* WRITTEN EXERCISE *
Transcribe the full listing exactly, and drop every picture.

* DATA SHOWN *
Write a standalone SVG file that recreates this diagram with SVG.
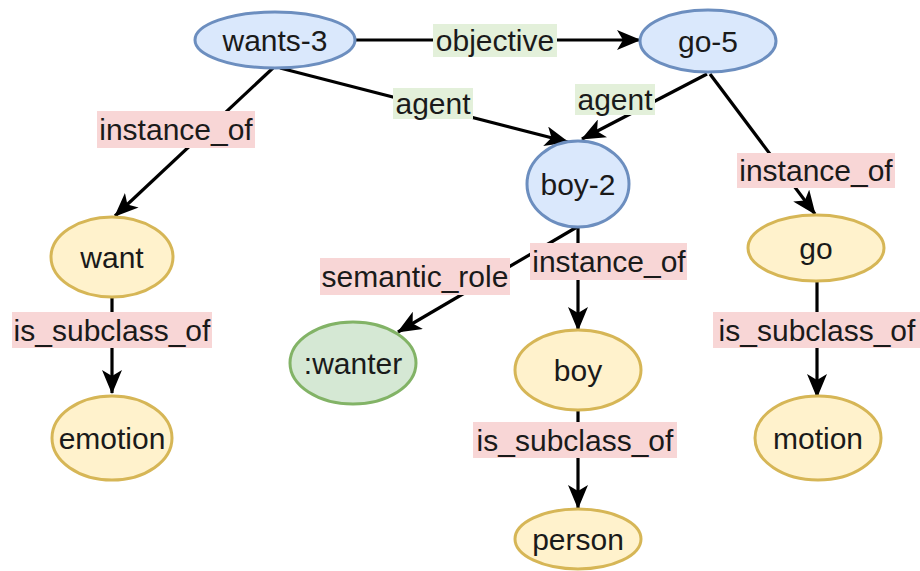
<svg xmlns="http://www.w3.org/2000/svg" width="920" height="571" viewBox="0 0 920 571">
<style>
text{font-family:"Liberation Sans",Arial,sans-serif;font-size:30px;fill:#1a1a1a;text-anchor:middle;dominant-baseline:central}
.blue{fill:#dae8fc;stroke:#6c8ebf;stroke-width:3}
.yel{fill:#fff2cc;stroke:#d6b656;stroke-width:3}
.grn{fill:#d5e8d4;stroke:#82b366;stroke-width:3}
.e{stroke:#000;stroke-width:3.2;fill:none;marker-end:url(#arr)}
.lp{fill:#f8d6d6}
.lg{fill:#e3f0da}
</style>
<defs>
<marker id="arr" markerUnits="userSpaceOnUse" markerWidth="24" markerHeight="20" refX="23" refY="10" orient="auto">
<path d="M0,0 L24,10 L0,20 L6,10 z" fill="#000"/>
</marker>
</defs>
<rect width="920" height="571" fill="#fff"/>
<g id="connectors">
<line class="e" x1="355" y1="40" x2="640" y2="40"/>
<line class="e" x1="280" y1="68" x2="568" y2="142"/>
<line class="e" x1="707" y1="74" x2="582" y2="139"/>
<line class="e" x1="710" y1="74" x2="815" y2="214"/>
<line class="e" x1="273" y1="68" x2="115" y2="216"/>
<line class="e" x1="112" y1="297" x2="112" y2="393"/>
<line class="e" x1="577" y1="227" x2="398" y2="332"/>
<line class="e" x1="578" y1="227" x2="578" y2="330"/>
<line class="e" x1="578" y1="410" x2="578" y2="508"/>
<line class="e" x1="817" y1="281" x2="817" y2="397"/>
<g id="lbl-objective"><rect class="lg" x="433" y="24" width="124" height="33"/><text x="495" y="40">objective</text></g>
<g id="lbl-agent1"><rect class="lg" x="393" y="88" width="80" height="31"/><text x="433" y="103">agent</text></g>
<g id="lbl-agent2"><rect class="lg" x="575" y="84" width="80" height="31"/><text x="615" y="99">agent</text></g>
<g id="lbl-inst1"><rect class="lp" x="97" y="111" width="158" height="37"/><text x="176" y="129">instance_of</text></g>
<g id="lbl-inst2"><rect class="lp" x="737" y="153" width="158" height="35"/><text x="816" y="170">instance_of</text></g>
<g id="lbl-sub1"><rect class="lp" x="12" y="312" width="200" height="36"/><text x="112" y="330">is_subclass_of</text></g>
<g id="lbl-sem"><rect class="lp" x="320" y="258" width="190" height="37"/><text x="415" y="276">semantic_role</text></g>
<g id="lbl-inst3"><rect class="lp" x="530" y="243" width="157" height="37"/><text x="609" y="261">instance_of</text></g>
<g id="lbl-sub2"><rect class="lp" x="473" y="422" width="204" height="36"/><text x="575" y="440">is_subclass_of</text></g>
<g id="lbl-sub3"><rect class="lp" x="713" y="312" width="207" height="36"/><text x="817" y="330">is_subclass_of</text></g>
</g>
<g id="wants-3"><ellipse class="blue" cx="275" cy="40" rx="80" ry="28"/><text x="275" y="40">wants-3</text></g>
<g id="go-5"><ellipse class="blue" cx="708" cy="41" rx="68" ry="31"/><text x="708" y="41">go-5</text></g>
<g id="boy-2"><ellipse class="blue" cx="578" cy="184" rx="51" ry="43"/><text x="578" y="184">boy-2</text></g>
<g id="want"><ellipse class="yel" cx="112" cy="257" rx="61" ry="40"/><text x="112" y="257">want</text></g>
<g id="emotion"><ellipse class="yel" cx="112" cy="438" rx="60" ry="42"/><text x="112" y="438">emotion</text></g>
<g id="wanter"><ellipse class="grn" cx="353" cy="363" rx="63" ry="41"/><text x="353" y="363">:wanter</text></g>
<g id="boy"><ellipse class="yel" cx="578" cy="370" rx="63" ry="40"/><text x="578" y="370">boy</text></g>
<g id="person"><ellipse class="yel" cx="578" cy="539" rx="63" ry="30"/><text x="578" y="539">person</text></g>
<g id="go"><ellipse class="yel" cx="816" cy="248" rx="68" ry="33"/><text x="816" y="248">go</text></g>
<g id="motion"><ellipse class="yel" cx="818" cy="438" rx="63" ry="42"/><text x="818" y="438">motion</text></g>
</svg>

* THE RESPONSE *
Write a standalone SVG file that recreates this diagram with SVG.
<svg xmlns="http://www.w3.org/2000/svg" width="920" height="571" viewBox="0 0 920 571">
<style>
text{font-family:"Liberation Sans",Arial,sans-serif;font-size:30px;fill:#1a1a1a;text-anchor:middle;dominant-baseline:central}
.blue{fill:#dae8fc;stroke:#6c8ebf;stroke-width:3}
.yel{fill:#fff2cc;stroke:#d6b656;stroke-width:3}
.grn{fill:#d5e8d4;stroke:#82b366;stroke-width:3}
.e{stroke:#000;stroke-width:3.2;fill:none;marker-end:url(#arr)}
.lp{fill:#f8d6d6}
.lg{fill:#e3f0da}
</style>
<defs>
<marker id="arr" markerUnits="userSpaceOnUse" markerWidth="24" markerHeight="20" refX="23" refY="10" orient="auto">
<path d="M0,0 L24,10 L0,20 L6,10 z" fill="#000"/>
</marker>
</defs>
<rect width="920" height="571" fill="#fff"/>
<g id="connectors">
<line class="e" x1="355" y1="40" x2="640" y2="40"/>
<line class="e" x1="280" y1="68" x2="568" y2="142"/>
<line class="e" x1="707" y1="74" x2="582" y2="139"/>
<line class="e" x1="710" y1="74" x2="815" y2="214"/>
<line class="e" x1="273" y1="68" x2="115" y2="216"/>
<line class="e" x1="112" y1="297" x2="112" y2="393"/>
<line class="e" x1="577" y1="227" x2="398" y2="332"/>
<line class="e" x1="578" y1="227" x2="578" y2="330"/>
<line class="e" x1="578" y1="410" x2="578" y2="508"/>
<line class="e" x1="817" y1="281" x2="817" y2="397"/>
<g id="lbl-objective"><rect class="lg" x="433" y="24" width="124" height="33"/><text x="495" y="40">objective</text></g>
<g id="lbl-agent1"><rect class="lg" x="393" y="88" width="80" height="31"/><text x="433" y="103">agent</text></g>
<g id="lbl-agent2"><rect class="lg" x="575" y="84" width="80" height="31"/><text x="615" y="99">agent</text></g>
<g id="lbl-inst1"><rect class="lp" x="97" y="111" width="158" height="37"/><text x="176" y="129">instance_of</text></g>
<g id="lbl-inst2"><rect class="lp" x="737" y="153" width="158" height="35"/><text x="816" y="170">instance_of</text></g>
<g id="lbl-sub1"><rect class="lp" x="12" y="312" width="200" height="36"/><text x="112" y="330">is_subclass_of</text></g>
<g id="lbl-sem"><rect class="lp" x="320" y="258" width="190" height="37"/><text x="415" y="276">semantic_role</text></g>
<g id="lbl-inst3"><rect class="lp" x="530" y="243" width="157" height="37"/><text x="609" y="261">instance_of</text></g>
<g id="lbl-sub2"><rect class="lp" x="473" y="422" width="204" height="36"/><text x="575" y="440">is_subclass_of</text></g>
<g id="lbl-sub3"><rect class="lp" x="713" y="312" width="207" height="36"/><text x="817" y="330">is_subclass_of</text></g>
</g>
<g id="wants-3"><ellipse class="blue" cx="275" cy="40" rx="80" ry="28"/><text x="275" y="40">wants-3</text></g>
<g id="go-5"><ellipse class="blue" cx="708" cy="41" rx="68" ry="31"/><text x="708" y="41">go-5</text></g>
<g id="boy-2"><ellipse class="blue" cx="578" cy="184" rx="51" ry="43"/><text x="578" y="184">boy-2</text></g>
<g id="want"><ellipse class="yel" cx="112" cy="257" rx="61" ry="40"/><text x="112" y="257">want</text></g>
<g id="emotion"><ellipse class="yel" cx="112" cy="438" rx="60" ry="42"/><text x="112" y="438">emotion</text></g>
<g id="wanter"><ellipse class="grn" cx="353" cy="363" rx="63" ry="41"/><text x="353" y="363">:wanter</text></g>
<g id="boy"><ellipse class="yel" cx="578" cy="370" rx="63" ry="40"/><text x="578" y="370">boy</text></g>
<g id="person"><ellipse class="yel" cx="578" cy="539" rx="63" ry="30"/><text x="578" y="539">person</text></g>
<g id="go"><ellipse class="yel" cx="816" cy="248" rx="68" ry="33"/><text x="816" y="248">go</text></g>
<g id="motion"><ellipse class="yel" cx="818" cy="438" rx="63" ry="42"/><text x="818" y="438">motion</text></g>
</svg>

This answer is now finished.